DEFORMADORES
DE OPINIÃO
Rui Martinho Rodrigues*
O Tribunal de Justiça de São Paulo
absolveu alguns réus acusados de participação no massacre aludido. Eram
policiais militares, integrantes da força que ocupou o presídio e
indubitavelmente praticou o massacre no qual perderam a vida cento e onze
presos. A força policial não teve nenhuma baixa. O laudo pericial apontou a
existência, nos corpos das vítimas, de lesões sugestivas de execuções. Tudo
isso é corretamente destacado.
O público não entende a absolvição. Formadores
de opinião também não entendem. Os órgãos de comunicação têm comentaristas de
esporte, de economia, de política, de moda, de automobilismo, de arte, do meio
ambiente e de outros temas. Mas falta aos meios de comunicação quem comente
criteriosamente os aspectos jurídicos dos fatos noticiados, apesar de vivermos
uma dramática judicialização da política e das relações sociais, com
publicização do Direito Privado, sob o rótulo de “Direito Civil
Constitucional” – além do noticiário policial de proporções compatíveis com as
dimensões da criminalidade.
Ignorando os meandros do Direito ou
colocando as suas próprias razões acima do ordenamento jurídico pátrio, os
formadores de opinião estão se metamorfoseando em deformadores de opinião. O
Tribunal de Justiça de São Paulo está sendo apedrejado por haver absolvido
alguns réus do execrável massacre do Carandiru. O argumento apresentado como
fundamento da decisão em comento foi o da individualização da pena. Os
deformadores de opinião não entenderam ou não aceitaram o fundamento da
decisão.
Mas qual é o significado do princípio
da individualização da pena? Significa que não se pode condenar em massa, sem
distinguir o grau de participação individual de cada pessoa envolvida em um crime. O exemplo clássico, nas provas de Direito, é o caso em que dois
indivíduos efetuam disparos e um terceiro é atingido. A vítima levou apenas um
tiro. Não se consegue apurar qual dois atiradores atingiu a vítima. A solução
considerada certa nos exames dos concursos e nas provas das universidades é a
absolvição dos dois réus. Não se sabendo qual deles atingiu a vítima nenhum
será considerado culpado, por estarem abrigados sob o princípio da
individualização da pena, obstaculizado, no caso, pela dúvida pertinente a
autoria.
Na ocasião da denúncia a dúvida é
fundamento válido para que seja estabelecido o procedimento processual
criminal. Mas, encerrando o processo, a dúvida exclui a
condenação, conforme os brocardos latinos in dubio pro societate e in
dubio pro reo, respectivamente,
O alarido que se levantou contra a
decisão do TJSP foi reforçado por um desembargador falastrão que, falando fora
dos autos, cometeu o absurdo de negar a existência do massacre. O bom
fundamento da individualização da pena, impedida esta individualização pela
dúvida quanto a autoria individual, foi eclipsado pela declaração infeliz do
desembargador boquirroto, invocando a negativa da
existência material do crime, argumento obviamente pífio.
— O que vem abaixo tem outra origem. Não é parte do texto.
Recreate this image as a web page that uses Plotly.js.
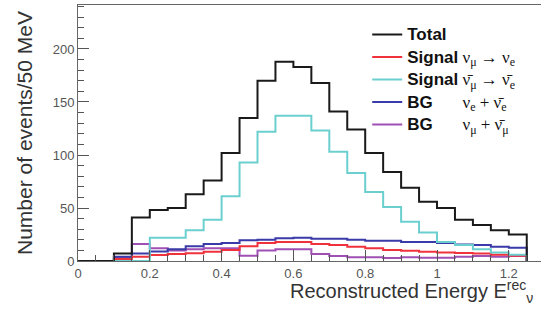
<!DOCTYPE html>
<html>
<head>
<meta charset="utf-8">
<script src="https://cdn.plot.ly/plotly-3.0.1.min.js"></script>
<style>
html,body{margin:0;padding:0;overflow:hidden;background:#fff;width:541px;height:314px;}
#chart{width:546px;height:314px;}
</style>
</head>
<body>
<div id="chart"></div>
<script>
// Bin edges of the reconstructed-energy histogram (GeV)
const binEdges = [0,0.05,0.1,0.15,0.2,0.25,0.3,0.35,0.4,0.45,0.5,0.55,0.6,0.65,0.7,0.75,0.8,0.85,0.9,0.95,1.0,1.05,1.1,1.15,1.2,1.25];
// Events per 50 MeV bin
const totalEvents   = [0,0,7,41,48,50,63,76,102,135,170,188,183,168,141,124,102,84,69,56,50,39,34,29,25];
const signalNuMu    = [0,0,2,4,5.7,6.6,7.2,8.8,10.4,14,17,18,18,16,15,13.5,12,10.4,9.7,8.8,8,7.5,7,6,5];
const signalAntiNu  = [0,0,0,0,22,22,29,39,61,93,122,137,137,123,103,83,65,51,37,27,18,15,11,8,6];
const bgNuE         = [0,0,4,7,9,11,14,16,17,19.5,20,21.5,22,21,21,20,19,19,18,18,17,15.5,15,13.5,12.5];
const bgNuMu        = [0,0,3,16,12,10,11,12,12,5,10,11,11,6.5,4.7,3.5,3.5,2.8,3.5,3,3,4,4.7,4,4.7];

const seriesNames = [
  '<span style="font-size:17px;font-weight:bold">Total</span>',
  '<span style="font-size:17px;font-weight:bold">Signal</span><span style="font-family:Liberation Serif;font-size:17px"> ν<sub>μ</sub> → ν<sub>e</sub></span>',
  '<span style="font-size:17px;font-weight:bold">Signal</span><span style="font-family:Liberation Serif;font-size:17px"> ν̄<sub>μ</sub> → ν̄<sub>e</sub></span>',
  '<span style="font-size:17px;font-weight:bold">BG</span><span style="font-family:Liberation Serif;font-size:17px">\u00a0\u00a0\u00a0\u00a0\u00a0\u00a0\u00a0ν<sub>e</sub> + ν̄<sub>e</sub></span>',
  '<span style="font-size:17px;font-weight:bold">BG</span><span style="font-family:Liberation Serif;font-size:17px">\u00a0\u00a0\u00a0\u00a0\u00a0\u00a0\u00a0ν<sub>μ</sub> + ν̄<sub>μ</sub></span>'
];
const seriesData = [totalEvents, signalNuMu, signalAntiNu, bgNuE, bgNuMu];
const seriesColors = ['#1a1a1a', '#f0323c', '#6ccfcf', '#3a3aa8', '#a050b4'];

function stepTrace(vals, name, color) {
  // histogram outline: step at each bin edge, closing down to zero at the last edge
  const x = binEdges.slice();
  const y = vals.concat([vals[vals.length - 1]]);
  x.push(binEdges[binEdges.length - 1]);
  y.push(0);
  return {
    type: 'scatter', mode: 'lines', x: x, y: y, name: name,
    line: {shape: 'hv', color: color, width: 2},
    hoverinfo: 'skip'
  };
}

// draw background series first, total last; legend keeps original order
const traces = seriesData.map((d, i) => stepTrace(d, seriesNames[i], seriesColors[i]));
const drawOrder = [4, 3, 1, 2, 0];
const data = drawOrder.map(i => Object.assign(traces[i], {legendrank: i + 1}));

const axisGray = '#555';
const layout = {
  width: 546, height: 314,
  margin: {l: 78, r: 0, t: 5, b: 53},
  paper_bgcolor: '#fff', plot_bgcolor: '#fff',
  font: {family: 'Liberation Sans, Arial, sans-serif', color: '#333'},
  showlegend: true,
  legend: {
    x: 0.618, y: 0.948, xanchor: 'left', yanchor: 'top',
    bgcolor: 'rgba(0,0,0,0)', borderwidth: 0,
    font: {size: 15, color: '#111', family: 'Liberation Sans, Arial, sans-serif'},
    traceorder: 'normal'
  },
  xaxis: {
    range: [0, 1.3036], showgrid: false, zeroline: false,
    showline: true, linecolor: '#666', linewidth: 1, mirror: true,
    ticks: 'inside', ticklen: 11, tickcolor: axisGray, tickwidth: 1,
    tickvals: [0, 0.2, 0.4, 0.6, 0.8, 1, 1.2], ticktext: ['0','0.2','0.4','0.6','0.8','1','1.2'],
    minor: {dtick: 0.05, ticks: 'inside', ticklen: 6, tickcolor: axisGray, showgrid: false},
    tickfont: {size: 13, color: '#555'},
    automargin: false
  },
  yaxis: {
    range: [0, 241.5], showgrid: false, zeroline: false,
    showline: true, linecolor: '#666', linewidth: 1,
    ticks: 'inside', ticklen: 11, tickcolor: axisGray, tickwidth: 1,
    tickvals: [0, 50, 100, 150, 200], ticktext: ['0','50','100','150','200'],
    minor: {dtick: 10, ticks: 'inside', ticklen: 6, tickcolor: axisGray, showgrid: false},
    tickfont: {size: 13, color: '#555'},
    title: {text: 'Number of events/50 MeV', font: {size: 21, color: '#333'}, standoff: 14},
    automargin: false
  },
  annotations: [{
    xref: 'paper', yref: 'paper', x: 0.4487, y: -0.121, xanchor: 'left', yanchor: 'middle',
    text: 'Reconstructed Energy E<sup>rec</sup><sub>ν</sub>', showarrow: false,
    font: {size: 20, color: '#333', family: 'Liberation Sans, Arial, sans-serif'}
  }]
};

Plotly.newPlot('chart', data, layout, {displayModeBar: false, staticPlot: true});
</script>
</body>
</html>
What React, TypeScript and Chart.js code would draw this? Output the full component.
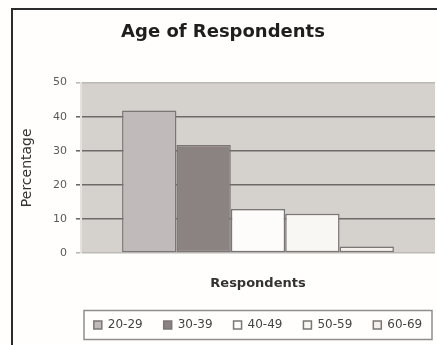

Juízes estão falando demais, a começar
pelo STF.
COMENTÁRIO:
Juridicamente
falando, o artigo de Rui Martinho Rodrigues sobre o Carandiru é clínico e é cirúrgico.
Ele diz que houve, sim, o massacre. Ponto. Um grave crime coletivo foi
cometido. Ponto.
Quem
diz que não houve, negando a materialidade do crime, é um ponto fora da curva
no gráfico lógico da verdade real. Quem diz que não houve crime celebra no
culto de quem defende que “bandido bom é bandido morto”.
Mas
a absolvição dos policiais pelo Tribunal de Justiça está perfeita, tecnicamente,
porque no caso não se pode precisar quem teria matado quem. Pronto. Sabe-se que
dentre os absolvidos muitos são culpados realmente, mas o problema é que não se
pode saber quem entre todos seria inocente, levando em conta que estes não estavam ali por vontade própria, mas em nome do Estado, no estrito cumprimento do seu dever legal.
A
Justiça pode, eventualmente, cometer impunidade, por desídia ou aporia jurídica,
como acontece neste caso. Mas a Justiça não pode cometer injustiça. Ela prefere
mil culpados absolvidos a um só inocente condenado. E por isso o Tribunal de
Justiça absolveu o grupo inteiro. A dúvida inafastável, para o julgador, é uma fatalidade técnica que o impede de condenar. E ele não pode
fugir da técnica sob pena de cometer arbitrariedades.